Our Guarantee terms allow for replacement of the machine if it is 'irreparable', and they are still insisting that our machine is 'repairable'. I point out that it hasn't in fact been repaired in any way and that it is still operating as a large square white kettle which might be of use to some but not to us. We wish to wash clothes and have them come out roughly the same size and colour; we have no plans to make tea for the whole street.

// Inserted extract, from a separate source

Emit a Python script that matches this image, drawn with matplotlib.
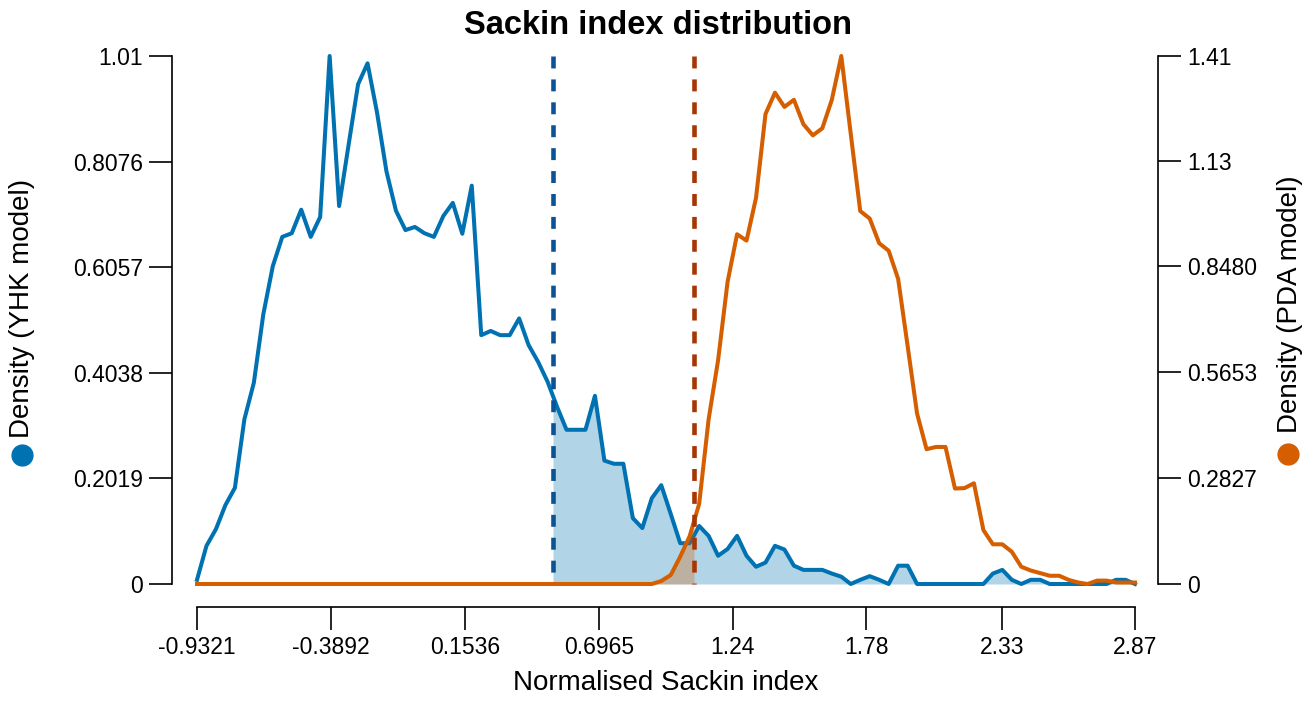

Last week I insisted that 'repairable' implied that someone is actually able and willing to repair it and that therefore the word should not be used lightly. I compared their laxity to that vainglorious boast of the playground/terrace/art gallery I could do better than that! which is so intensely irritating because the speaker knows full well that they will never be called upon to prove their assertion. I told them this was effectively what they had been doing, sending men round here just to stand and look at the machine and say Huh! I could fix that... if I wanted to. I left them in no doubt that 'irreparable' should properly apply because our washer hasn't worked for a month now despite three visits from them, none of which has resulted in their staff doing any discernible repairing, except perhaps to the pub for lunch.
In sum, I think 'repairable' does not properly apply if you are either not trying or can't actually achieve any repairedness. Surely limits must apply to this word, as they do to other important words with a time frame contained within them, like 'young' or 'new' or 'interesting', and those limits I insist have been reached.
If it is 'repairable' then bloody well prove it by REPAIRING it, I said with both reason and restraint in full force. By your fruits shall I know ye, I said. When that seemed to bounce off my tele-adversary I moved on and jibed that Comet was just W*nk with a T on the end. No Chocolate Buttons came to my rescue at this point and we parted on bad terms. Sorry Kelvin, it wasn't personal; it was just business.
Visit Four is penned in for this morning.